The organization counts roughly 2,000 publications, including The New York Times, the Wall Street Journal, and the Washington Post, as well as regional publications that were formerly print-dominated and are now struggling to compete with Google and Facebook as they transition to digital.
“The duopolistic dominance of online advertising by Google and Facebook could do far more damage to freedom of the press than anything President [Donald] Trump tweets,” David Chavern, president of the alliance, wrote in an opinion piece published in the Wall Street Journal.
“The problem is that today’s internet distribution systems distort the flow of economic value derived from good reporting,” Chavern wrote. “But the two digital giants don’t employ reporters: They don’t dig through public records to uncover corruption, send correspondents into war zones, or attend last night’s game to get the highlights. They expect an economically squeezed news industry to do that costly work for them.”
Newspaper ad revenue is down from nearly $50 billion 10 years ago to $18 billion in 2016, according to a Pew Research Center analysis. In the aggregate, Facebook and Google control more than 53 percent of the digital ad market in the United States, according to eMarketer. Collectively they’re estimated to control more than 80 percent of U.S. internet advertising growth.
Seeking a federal antitrust exemption is easier than getting one, and would likely require a lawmaker, or group of them, to take up the cause and draw up legislation to propose. An antitrust designation is usually reserved for companies or industries that do not practice typical commerce. Professional sports leagues like the National Football League and Major League Baseball have them, as do labor unions and the insurance industry, because the public interest is judged to be served better by a single entity or limited group.
Facebook and Google have acknowledged the pressures facing the news industry, and have backed programs to support local journalism. Facebook has struggled in its role as a de facto news leader, and has staff members and algorithms in place aiming to limit hoaxes, violence and “fake news” that users try to distribute through the social media network.

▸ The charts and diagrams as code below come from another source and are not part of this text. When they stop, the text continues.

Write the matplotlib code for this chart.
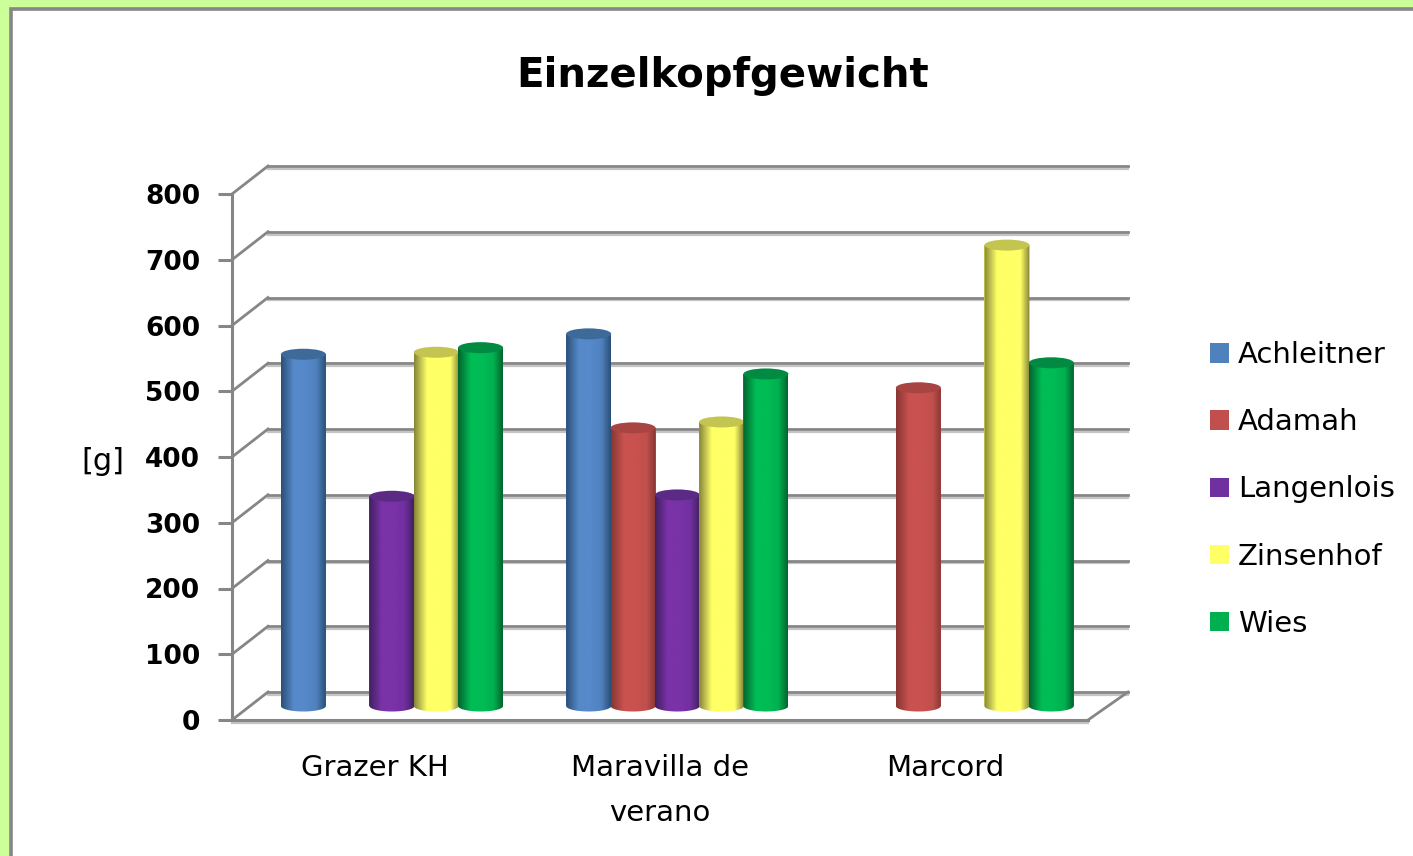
import numpy as np
import matplotlib
matplotlib.use("Agg")
import matplotlib.pyplot as plt
from matplotlib.colors import LinearSegmentedColormap
from matplotlib.patches import Ellipse, Polygon, Patch, Rectangle

# ---- data ----
categories = ["Grazer KH", "Maravilla de\nverano", "Marcord"]
series_names = ["Achleitner", "Adamah", "Langenlois", "Zinsenhof", "Wies"]
achleitner = [535, 566, np.nan]
adamah = [np.nan, 423, 484]
langenlois = [319, 321, np.nan]
zinsenhof = [538, 432, 701]
wies = [545, 505, 522]
y_ticks = [0, 100, 200, 300, 400, 500, 600, 700, 800]

series = [achleitner, adamah, langenlois, zinsenhof, wies]
legend_colors = ["#4F81BD", "#C0504D", "#7030A0", "#FFFF66", "#00B050"]
edge_colors = ["#2B5078", "#873634", "#43205F", "#86863A", "#04652F"]
top_colors = ["#3E6A9A", "#A84442", "#5A2A85", "#C4C450", "#008A42"]
mid_colors = ["#5689C9", "#C9524F", "#7A32A8", "#FFFF66", "#00BC55"]

W, H = 1413, 856
GRAY = "#868686"
SHADOW = "#C4C4C4"
fig = plt.figure(figsize=(W / 100, H / 100), dpi=100, facecolor="#CCFF99")
plt.rcParams["font.family"] = "DejaVu Sans"


def fx(px):
    return px / W


def fy(px):
    return 1 - px / H


# frame
fig.add_artist(Rectangle((fx(10.5), fy(900)), fx(1500), 900 / H - 9 / H,
                         transform=fig.transFigure, facecolor="white",
                         edgecolor=GRAY, linewidth=2.6, zorder=-5))

# axes = front plane of the 3D box
ax = fig.add_axes([fx(232), fy(720), fx(1088 - 232), 526 / H])
ax.patch.set_visible(False)
ax.set_xlim(0, 3)
ax.set_ylim(0, 800)

px_x = 3 / (1088 - 232)
px_y = 800 / 526
DX = 36 * px_x
DY = 28 * px_y

# back wall and side wall
for v in y_ticks:
    ax.plot([DX, 3 + 40 * px_x], [v + DY - 2.8 * px_y] * 2, color=SHADOW, lw=1.6, zorder=1, clip_on=False)
    ax.plot([DX, 3 + 40 * px_x], [v + DY] * 2, color=GRAY, lw=2.0, zorder=1.1, clip_on=False)
    ax.plot([0, DX], [v, v + DY], color=GRAY, lw=2.0, zorder=1.1, clip_on=False)
ax.plot([3, 3 + 40 * px_x], [0, DY], color=GRAY, lw=2.0, zorder=1.1, clip_on=False)
ax.plot([0, 3], [-3 * px_y] * 2, color=SHADOW, lw=1.6, zorder=1, clip_on=False)

# cylinders
bar_w = 45 * px_x
step = 44.3 * px_x
center_shift = 17.3 * px_x
ell_h = 11 * px_y
base = DY / 2
z = 3.0
for i, vals in enumerate(series):
    x = np.arange(len(categories)) + 0.5 + center_shift + (i - 2) * step
    cmap = LinearSegmentedColormap.from_list(
        "c", [(0, edge_colors[i]), (0.28, mid_colors[i]), (0.55, mid_colors[i]),
              (0.8, legend_colors[i]), (1, edge_colors[i])])
    bars = ax.bar(x, vals, width=bar_w, bottom=base, color=legend_colors[i], zorder=z, linewidth=0)
    for rect, v in zip(bars, vals):
        if np.isnan(v):
            continue
        z += 0.1
        x0 = rect.get_x()
        x1 = x0 + bar_w
        top = base + v
        t = np.linspace(0, np.pi, 40)
        lower_x = (x0 + x1) / 2 + np.cos(t) * bar_w / 2
        lower_y = base - np.sin(t) * ell_h / 2
        outline = np.vstack([[x0, top], [x1, top], np.column_stack([lower_x, lower_y])])
        clip = Polygon(outline, closed=True, transform=ax.transData)
        grad = np.linspace(0, 1, 64).reshape(1, -1)
        im = ax.imshow(grad, extent=(x0, x1, base - ell_h, top), cmap=cmap, aspect="auto",
                       zorder=z, interpolation="bilinear")
        im.set_clip_path(clip)
        ax.add_patch(Ellipse(((x0 + x1) / 2, top), bar_w, ell_h, facecolor=top_colors[i],
                             edgecolor="none", zorder=z + 0.01, clip_on=False))
ax.set_xlim(0, 3)
ax.set_ylim(0, 800)
ax.set_aspect("auto")

# axes styling
for s in ("top", "right"):
    ax.spines[s].set_visible(False)
for s in ("left", "bottom"):
    ax.spines[s].set_color(GRAY)
    ax.spines[s].set_linewidth(2.2)
    ax.spines[s].set_zorder(2)
ax.set_yticks(y_ticks)
ax.set_yticklabels([str(v) for v in y_ticks], fontsize=19, fontweight="bold")
ax.tick_params(axis="y", length=10, width=2.2, color=GRAY, pad=13, labelcolor="black")
ax.set_xticks(np.arange(len(categories)) + 0.5)
ax.set_xticklabels(categories, fontsize=21, linespacing=1.78)
ax.tick_params(axis="x", length=0, pad=24.5, labelcolor="black")

fig.text(fx(103), fy(462), "[g]", fontsize=22, ha="center", va="center", color="black")
fig.suptitle("Einzelkopfgewicht", x=fx(723), y=fy(76), va="center", ha="center",
             fontsize=29, fontweight="bold", color="black")

handles = [Patch(facecolor=c, edgecolor="none", label=n) for c, n in zip(legend_colors, series_names)]
ax.legend(handles=handles, loc="center left", bbox_to_anchor=(fx(1210), fy(489.5)),
          bbox_transform=fig.transFigure, frameon=False, fontsize=21, borderpad=0, borderaxespad=0,
          handlelength=0.65, handleheight=0.65, handletextpad=0.3, labelspacing=1.34)

fig.savefig("out.png", dpi=100, facecolor=fig.get_facecolor())
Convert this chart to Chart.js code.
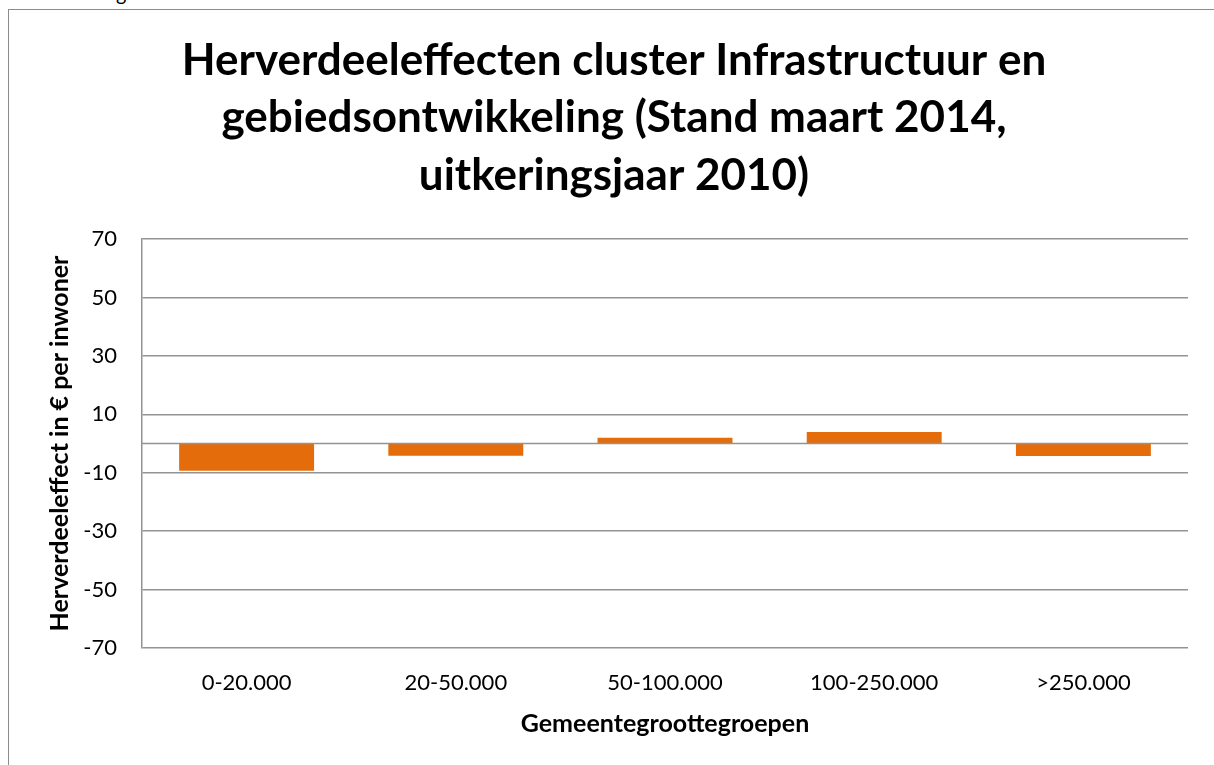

“We’re committed to helping quality journalism thrive on Facebook. We’re making progress through our work with news publishers and have more work to do,” said Campbell Brown, head of news partnerships at Facebook, said in a statement.
“We remain deeply committed to helping publishers with both their challenges, and their opportunities,” Google told the Los Angeles Times.
The problem is not limited to the United States. The European Union’s antitrust regulator two weeks ago fined Alphabet’s Google a record $2.71 billion for favoring its own comparison-shopping service.